Skyline said:
Swede,
It is false to assume that airliners use state of the art avionics. Even a brand new 757 or 737 uses an FMC that was designed in the late 70's. Most other errors are pilot induced. We could remotely send inputs to the FMC and make changes en route. A pilot does not need to be there to accomplish changes or updates. If there is a loss of communication the plane could proceed as any noncom IFR flight would.
SkyLine
My whole point is not that it isn't possible, but that the timeline to do so is in fact decades away at a minimum. Every single input we now make to the aircraft up front would have to be remotely actuated, and this requires wireless, hackproof, triply redundant data streams.
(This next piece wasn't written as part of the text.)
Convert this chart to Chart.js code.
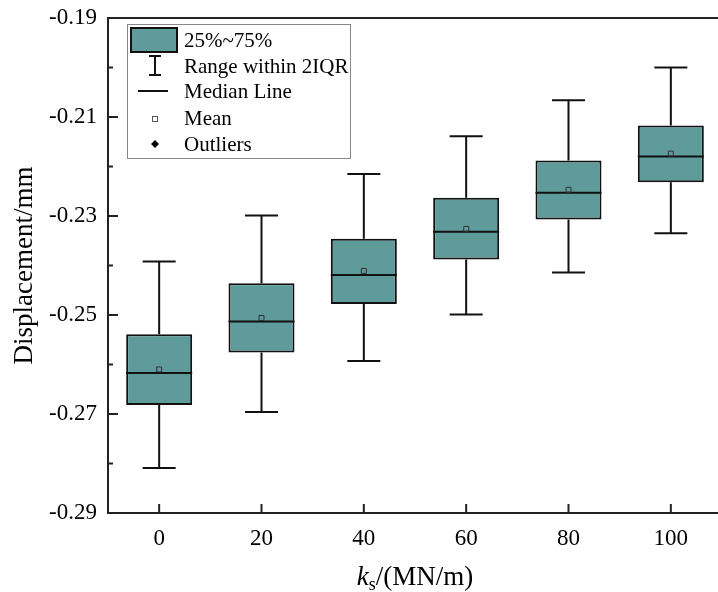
<!DOCTYPE html>
<html>
<head>
<meta charset="utf-8">
<script src="https://cdn.jsdelivr.net/npm/chart.js@4"></script>
<style>
  html, body { margin: 0; padding: 0; background: #fff; }
  #wrap { width: 718px; height: 592px; overflow: hidden; position: relative; }
  canvas { display: block; }
</style>
</head>
<body>
<div id="wrap"><canvas id="chart" width="727" height="592" style="width:727px;height:592px"></canvas></div>
<script>
// values
const categories = ['0', '20', '40', '60', '80', '100'];
const whiskerLow = [-0.2809, -0.2696, -0.2593, -0.2499, -0.2414, -0.2335];
const q1 = [-0.2682, -0.2576, -0.2478, -0.2388, -0.2307, -0.2232];
const median = [-0.2617, -0.2513, -0.2419, -0.2332, -0.2253, -0.2180];
const q3 = [-0.2539, -0.2436, -0.2346, -0.2263, -0.2188, -0.2117];
const whiskerHigh = [-0.2392, -0.2299, -0.2215, -0.2139, -0.2066, -0.2000];
const mean = [-0.2610, -0.2506, -0.2411, -0.2326, -0.2247, -0.2174];
const yTickLabels = [-0.29, -0.27, -0.25, -0.23, -0.21, -0.19];

const teal = '#609b9b';
const ink = '#111';
const serif = "'Liberation Serif', 'Times New Roman', serif";

function isMajor(v) {
  return yTickLabels.some(t => Math.abs(t - v) < 1e-6);
}

// whiskers + median lines, drawn right after the boxes
const boxExtras = {
  id: 'boxExtras',
  afterDatasetDraw(chart, args) {
    if (args.index !== 0) return;
    const ctx = chart.ctx;
    const y = chart.scales.y;
    const meta = chart.getDatasetMeta(0);
    ctx.save();
    ctx.strokeStyle = ink;
    ctx.lineWidth = 2;
    meta.data.forEach((bar, i) => {
      const cx = bar.x;
      const half = bar.width / 2;
      const cap = half / 2;
      const yHi = y.getPixelForValue(whiskerHigh[i]);
      const yQ3 = y.getPixelForValue(q3[i]);
      const yQ1 = y.getPixelForValue(q1[i]);
      const yLo = y.getPixelForValue(whiskerLow[i]);
      const yMed = y.getPixelForValue(median[i]);
      ctx.beginPath();
      ctx.moveTo(cx, yHi); ctx.lineTo(cx, yQ3);
      ctx.moveTo(cx, yQ1); ctx.lineTo(cx, yLo);
      ctx.moveTo(cx - cap, yHi); ctx.lineTo(cx + cap, yHi);
      ctx.moveTo(cx - cap, yLo); ctx.lineTo(cx + cap, yLo);
      ctx.moveTo(cx - half, yMed); ctx.lineTo(cx + half, yMed);
      ctx.stroke();
    });
    ctx.restore();
  }
};

// frame, inward ticks, x title and the legend box
const frameAndLegend = {
  id: 'frameAndLegend',
  afterDraw(chart) {
    const ctx = chart.ctx;
    const a = chart.chartArea;
    const x = chart.scales.x;
    const y = chart.scales.y;
    ctx.save();
    ctx.strokeStyle = '#222';
    ctx.lineWidth = 2;
    ctx.strokeRect(a.left, a.top, a.right - a.left, a.bottom - a.top);

    ctx.beginPath();
    y.ticks.forEach((t, i) => {
      const py = y.getPixelForTick(i);
      const len = isMajor(t.value) ? 10 : 5;
      ctx.moveTo(a.left, py); ctx.lineTo(a.left + len, py);
    });
    x.ticks.forEach((t, i) => {
      const px = x.getPixelForTick(i);
      ctx.moveTo(px, a.bottom); ctx.lineTo(px, a.bottom - 9);
    });
    ctx.stroke();

    // x axis title: k_s/(MN/m)
    ctx.fillStyle = '#000';
    ctx.textBaseline = 'alphabetic';
    const mainFont = '27px ' + serif;
    const italFont = 'italic 27px ' + serif;
    const subFont = '18px ' + serif;
    ctx.font = italFont; const wk = ctx.measureText('k').width;
    ctx.font = subFont; const ws = ctx.measureText('s').width;
    ctx.font = mainFont; const wr = ctx.measureText('/(MN/m)').width;
    let tx = (a.left + a.right) / 2 - (wk + ws + wr) / 2;
    const base = 585;
    ctx.textAlign = 'left';
    ctx.font = italFont; ctx.fillText('k', tx, base); tx += wk;
    ctx.font = subFont; ctx.fillText('s', tx, base + 5); tx += ws;
    ctx.font = mainFont; ctx.fillText('/(MN/m)', tx, base);

    // legend
    const lx = a.left + 19, ly = a.top + 6;
    ctx.strokeStyle = '#888';
    ctx.lineWidth = 1;
    ctx.strokeRect(lx + 0.5, ly + 0.5, 223, 134);

    const sx = lx + 28; // symbol centre
    ctx.fillStyle = teal;
    ctx.fillRect(lx + 4, ly + 4, 46, 24);
    ctx.strokeStyle = ink;
    ctx.lineWidth = 2;
    ctx.strokeRect(lx + 4, ly + 4, 46, 24);

    ctx.beginPath();
    ctx.moveTo(sx, ly + 32); ctx.lineTo(sx, ly + 51);
    ctx.moveTo(sx - 6, ly + 32); ctx.lineTo(sx + 6, ly + 32);
    ctx.moveTo(sx - 6, ly + 51); ctx.lineTo(sx + 6, ly + 51);
    ctx.moveTo(lx + 11, ly + 67); ctx.lineTo(lx + 41, ly + 67);
    ctx.stroke();

    ctx.fillStyle = '#fff';
    ctx.strokeStyle = '#555';
    ctx.lineWidth = 1;
    ctx.fillRect(sx - 2.5, ly + 92.5, 5, 5);
    ctx.strokeRect(sx - 2.5, ly + 92.5, 5, 5);

    ctx.fillStyle = '#000';
    ctx.beginPath();
    ctx.moveTo(sx, ly + 116); ctx.lineTo(sx + 4, ly + 120);
    ctx.lineTo(sx, ly + 124); ctx.lineTo(sx - 4, ly + 120);
    ctx.closePath(); ctx.fill();

    ctx.font = '21px ' + serif;
    ctx.textBaseline = 'middle';
    const labels = ['25%~75%', 'Range within 2IQR', 'Median Line', 'Mean', 'Outliers'];
    const rows = [16, 42, 67, 94, 120];
    labels.forEach((s, i) => ctx.fillText(s, lx + 57, ly + rows[i] + 1));
    ctx.restore();
  }
};

new Chart(document.getElementById('chart'), {
  data: {
    labels: categories,
    datasets: [
      {
        type: 'bar',
        order: 2,
        data: q1.map((v, i) => [v, q3[i]]),
        backgroundColor: teal,
        borderColor: ink,
        borderWidth: 2,
        borderSkipped: false,
        categoryPercentage: 1,
        barPercentage: 0.645
      },
      {
        type: 'line',
        order: 1,
        data: mean,
        showLine: false,
        pointStyle: 'rect',
        pointRadius: 3.5,
        pointBackgroundColor: 'rgba(0,0,0,0)',
        pointBorderColor: '#333',
        pointBorderWidth: 1
      }
    ]
  },
  options: {
    responsive: false,
    animation: false,
    events: [],
    layout: { padding: { top: 18, left: 0, right: 0, bottom: 0 } },
    plugins: { legend: { display: false }, tooltip: { enabled: false } },
    scales: {
      x: {
        type: 'category',
        offset: true,
        grid: { display: false, drawTicks: false },
        border: { display: false },
        ticks: { color: '#000', padding: 12, font: { family: serif, size: 23 } },
        afterFit(s) { s.height = 79; }
      },
      y: {
        min: -0.29,
        max: -0.19,
        grid: { display: false, drawTicks: false },
        border: { display: false },
        ticks: {
          stepSize: 0.01,
          color: '#000',
          padding: 11,
          font: { family: serif, size: 23 },
          callback: v => isMajor(v) ? v.toFixed(2) : ''
        },
        title: {
          display: true,
          text: 'Displacement/mm',
          color: '#000',
          font: { family: serif, size: 27 },
          padding: { top: 9, bottom: 0 }
        },
        afterFit(s) { s.width = 108; s.paddingTop = 0; s.paddingBottom = 0; }
      }
    }
  },
  plugins: [boxExtras, frameAndLegend]
});
</script>
</body>
</html>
A simple example - you drop the flaps to 15 by moving the flap lever. The actuators move the flaps. The flap position sensor moves the guage that says, yup, flaps are at 15. This is a WIRED system, and very reliable.
Now let's do it remotely. The command to move the flaps must be transmitted. The only method we have now is via radio. The MOVE THE FLAP command is initiated on the ground somewhere, tagged for the specific AC, encrypted, digitally burst. The AC recieves the signal, acknowledges, turns on a hydraulic valve. Flaps move. The position sensor recognizes FLAPS 15, encrypts, attaches an AC specific tag, and sends it to the ground station. A huge, complex loop, which would require massive redundancy to be safe.
Add split flaps and it's a new ballgame. And this example is the trivial movement of a flap. I cannot imagine the enormous bandwidth a single transport would require, and it must all be digital, error corrected, encrypted. Multiply by 1,000's of airliners airborne.
Consider ACARS, a very simple VHF-based system. NO COMM is pretty common. That would tend to suck to get a NO COMM for your pilotless datastream. How is the pilotless data sent? UHF, VHF work but are prone to interference, terrain blockage, etc. Satellite? Maybe. The only technology we have now is radio. And radio, for a pilotless transport, does not have the margin of safety necessary for the enormous bandwidth.
One last thought - your left engine is on fire. Do you really think onboard AI plus ground monitoring could possibly cope with such a dire, fluid situation? Maybe a HAL 9000 could, but real-world AI is a joke. Again, you end up with a dude on the ground handling it remotely. He may as well be up in the jet!